Problem to solve. Produce an exact copy of all the data below, dropping every image.
____________
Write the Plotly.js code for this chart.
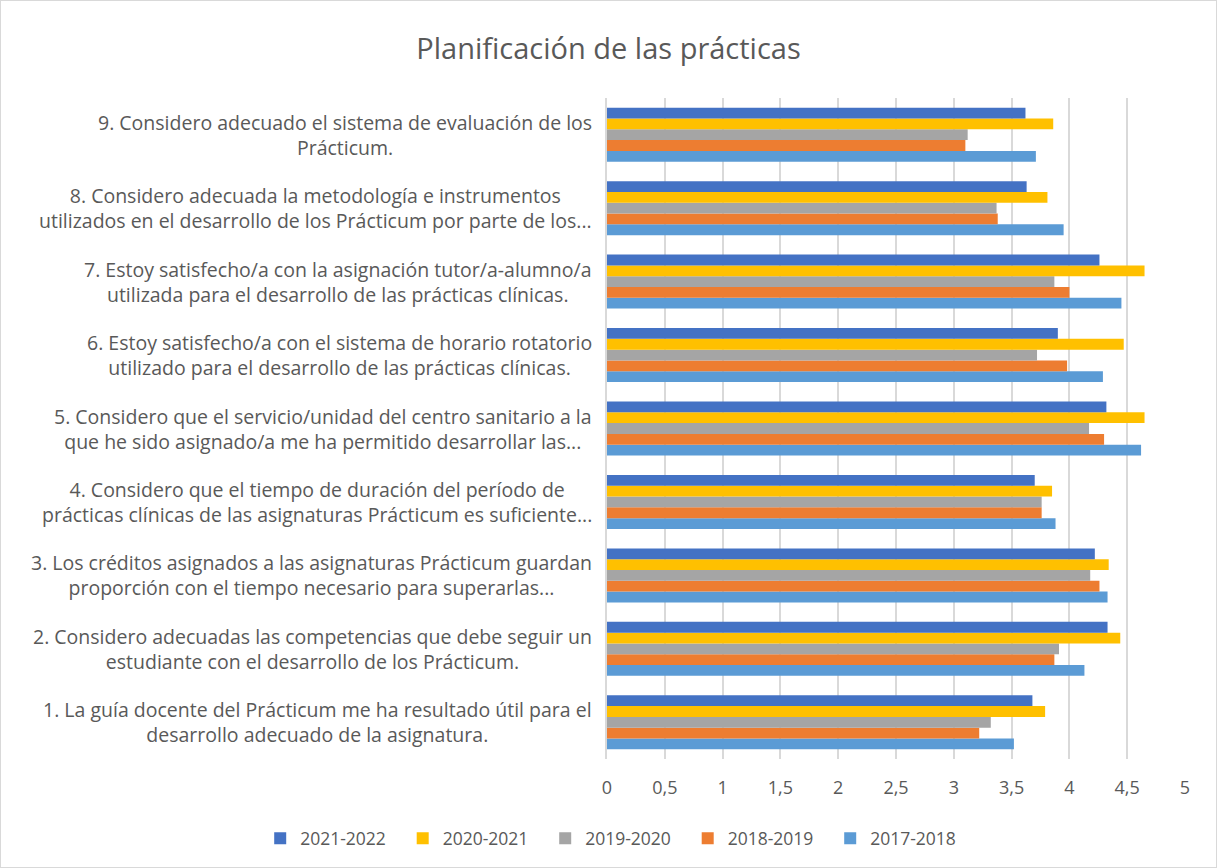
<!DOCTYPE html>
<html>
<head>
<meta charset="utf-8">
<script src="https://cdn.plot.ly/plotly-3.0.1.min.js"></script>
<style>
  body { margin: 0; background: #fff; }
  #chart { width: 1215px; height: 866px; border: 1px solid #d9d9d9; }
</style>
</head>
<body>
<div id="chart"></div>
<script>
// preguntas (de abajo a arriba)
const categories = ['P1', 'P2', 'P3', 'P4', 'P5', 'P6', 'P7', 'P8', 'P9'];
const labels = [
  '1. La guía docente del Prácticum me ha resultado útil para el<br>desarrollo adecuado de la asignatura.',
  '2. Considero adecuadas las competencias que debe seguir un<br>estudiante con el desarrollo de los Prácticum.',
  '3. Los créditos asignados a las asignaturas Prácticum guardan<br>proporción con el tiempo necesario para superarlas...',
  '4. Considero que el tiempo de duración del período de<br>prácticas clínicas de las asignaturas Prácticum es suficiente...',
  '5. Considero que el servicio/unidad del centro sanitario a la<br>que he sido asignado/a me ha permitido desarrollar las...',
  '6. Estoy satisfecho/a con el sistema de horario rotatorio<br>utilizado para el desarrollo de las prácticas clínicas.',
  '7. Estoy satisfecho/a con la asignación tutor/a-alumno/a<br>utilizada para el desarrollo de las prácticas clínicas.',
  '8. Considero adecuada la metodología e instrumentos<br>utilizados en el desarrollo de los Prácticum por parte de los...',
  '9. Considero adecuado el sistema de evaluación de los<br>Prácticum.'
];

const years = ['2017-2018', '2018-2019', '2019-2020', '2020-2021', '2021-2022'];
const v2017 = [3.52, 4.13, 4.33, 3.88, 4.62, 4.29, 4.45, 3.95, 3.71];
const v2018 = [3.22, 3.87, 4.26, 3.76, 4.30, 3.98, 4.00, 3.38, 3.10];
const v2019 = [3.32, 3.91, 4.18, 3.76, 4.17, 3.72, 3.87, 3.37, 3.12];
const v2020 = [3.79, 4.44, 4.34, 3.85, 4.65, 4.47, 4.65, 3.81, 3.86];
const v2021 = [3.68, 4.33, 4.22, 3.70, 4.32, 3.90, 4.26, 3.63, 3.62];
const colors = ['#5b9bd5', '#ed7d31', '#a5a5a5', '#ffc000', '#4472c4'];

const FONT = '"Open Sans", Lato, sans-serif';

const series = [v2017, v2018, v2019, v2020, v2021];
const data = series.map((vals, i) => ({
  type: 'bar',
  orientation: 'h',
  name: years[i],
  y: categories,
  x: vals,
  marker: { color: colors[i] },
  hoverinfo: 'x+name'
}));

const annotations = categories.map((c, i) => ({
  xref: 'paper', yref: 'y',
  x: -0.022, y: c,
  xanchor: 'right', yanchor: 'middle',
  text: labels[i],
  align: 'center',
  showarrow: false,
  font: { family: FONT, size: 19.5, color: '#595959' }
}));

const layout = {
  width: 1215,
  height: 866,
  paper_bgcolor: '#fff',
  plot_bgcolor: '#fff',
  separators: ',.',
  margin: { l: 606, r: 31, t: 97, b: 108, autoexpand: false },
  title: {
    text: 'Planificación de las prácticas',
    x: 0.5, xanchor: 'center',
    y: 0.945, yanchor: 'middle',
    font: { family: FONT, size: 29, color: '#595959' }
  },
  barmode: 'group',
  bargap: 0.265,
  bargroupgap: 0,
  xaxis: {
    range: [0, 5],
    dtick: 0.5,
    showgrid: true,
    gridcolor: '#d9d9d9',
    gridwidth: 1.5,
    zeroline: false,
    showline: false,
    ticks: '',
    ticklabelstandoff: 16,
    tickfont: { family: FONT, size: 18, color: '#595959' }
  },
  yaxis: {
    type: 'category',
    showticklabels: false,
    showgrid: false,
    zeroline: false,
    showline: true,
    linecolor: '#d9d9d9',
    linewidth: 1.5,
    ticks: ''
  },
  legend: {
    orientation: 'h',
    traceorder: 'reversed',
    x: -0.6, xanchor: 'left',
    y: -0.12, yanchor: 'middle',
    font: { family: FONT, size: 17.5, color: '#595959' },
    itemwidth: 30,
    entrywidth: 97.5,
    entrywidthmode: 'pixels'
  },
  annotations: annotations
};

Plotly.newPlot('chart', data, layout, { displayModeBar: false });
</script>
</body>
</html>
____________
Reply.
Write the Plotly.js code for this chart.
<!DOCTYPE html>
<html>
<head>
<meta charset="utf-8">
<script src="https://cdn.plot.ly/plotly-3.0.1.min.js"></script>
<style>
  body { margin: 0; background: #fff; }
  #chart { width: 1215px; height: 866px; border: 1px solid #d9d9d9; }
</style>
</head>
<body>
<div id="chart"></div>
<script>
// preguntas (de abajo a arriba)
const categories = ['P1', 'P2', 'P3', 'P4', 'P5', 'P6', 'P7', 'P8', 'P9'];
const labels = [
  '1. La guía docente del Prácticum me ha resultado útil para el<br>desarrollo adecuado de la asignatura.',
  '2. Considero adecuadas las competencias que debe seguir un<br>estudiante con el desarrollo de los Prácticum.',
  '3. Los créditos asignados a las asignaturas Prácticum guardan<br>proporción con el tiempo necesario para superarlas...',
  '4. Considero que el tiempo de duración del período de<br>prácticas clínicas de las asignaturas Prácticum es suficiente...',
  '5. Considero que el servicio/unidad del centro sanitario a la<br>que he sido asignado/a me ha permitido desarrollar las...',
  '6. Estoy satisfecho/a con el sistema de horario rotatorio<br>utilizado para el desarrollo de las prácticas clínicas.',
  '7. Estoy satisfecho/a con la asignación tutor/a-alumno/a<br>utilizada para el desarrollo de las prácticas clínicas.',
  '8. Considero adecuada la metodología e instrumentos<br>utilizados en el desarrollo de los Prácticum por parte de los...',
  '9. Considero adecuado el sistema de evaluación de los<br>Prácticum.'
];

const years = ['2017-2018', '2018-2019', '2019-2020', '2020-2021', '2021-2022'];
const v2017 = [3.52, 4.13, 4.33, 3.88, 4.62, 4.29, 4.45, 3.95, 3.71];
const v2018 = [3.22, 3.87, 4.26, 3.76, 4.30, 3.98, 4.00, 3.38, 3.10];
const v2019 = [3.32, 3.91, 4.18, 3.76, 4.17, 3.72, 3.87, 3.37, 3.12];
const v2020 = [3.79, 4.44, 4.34, 3.85, 4.65, 4.47, 4.65, 3.81, 3.86];
const v2021 = [3.68, 4.33, 4.22, 3.70, 4.32, 3.90, 4.26, 3.63, 3.62];
const colors = ['#5b9bd5', '#ed7d31', '#a5a5a5', '#ffc000', '#4472c4'];

const FONT = '"Open Sans", Lato, sans-serif';

const series = [v2017, v2018, v2019, v2020, v2021];
const data = series.map((vals, i) => ({
  type: 'bar',
  orientation: 'h',
  name: years[i],
  y: categories,
  x: vals,
  marker: { color: colors[i] },
  hoverinfo: 'x+name'
}));

const annotations = categories.map((c, i) => ({
  xref: 'paper', yref: 'y',
  x: -0.022, y: c,
  xanchor: 'right', yanchor: 'middle',
  text: labels[i],
  align: 'center',
  showarrow: false,
  font: { family: FONT, size: 19.5, color: '#595959' }
}));

const layout = {
  width: 1215,
  height: 866,
  paper_bgcolor: '#fff',
  plot_bgcolor: '#fff',
  separators: ',.',
  margin: { l: 606, r: 31, t: 97, b: 108, autoexpand: false },
  title: {
    text: 'Planificación de las prácticas',
    x: 0.5, xanchor: 'center',
    y: 0.945, yanchor: 'middle',
    font: { family: FONT, size: 29, color: '#595959' }
  },
  barmode: 'group',
  bargap: 0.265,
  bargroupgap: 0,
  xaxis: {
    range: [0, 5],
    dtick: 0.5,
    showgrid: true,
    gridcolor: '#d9d9d9',
    gridwidth: 1.5,
    zeroline: false,
    showline: false,
    ticks: '',
    ticklabelstandoff: 16,
    tickfont: { family: FONT, size: 18, color: '#595959' }
  },
  yaxis: {
    type: 'category',
    showticklabels: false,
    showgrid: false,
    zeroline: false,
    showline: true,
    linecolor: '#d9d9d9',
    linewidth: 1.5,
    ticks: ''
  },
  legend: {
    orientation: 'h',
    traceorder: 'reversed',
    x: -0.6, xanchor: 'left',
    y: -0.12, yanchor: 'middle',
    font: { family: FONT, size: 17.5, color: '#595959' },
    itemwidth: 30,
    entrywidth: 97.5,
    entrywidthmode: 'pixels'
  },
  annotations: annotations
};

Plotly.newPlot('chart', data, layout, { displayModeBar: false });
</script>
</body>
</html>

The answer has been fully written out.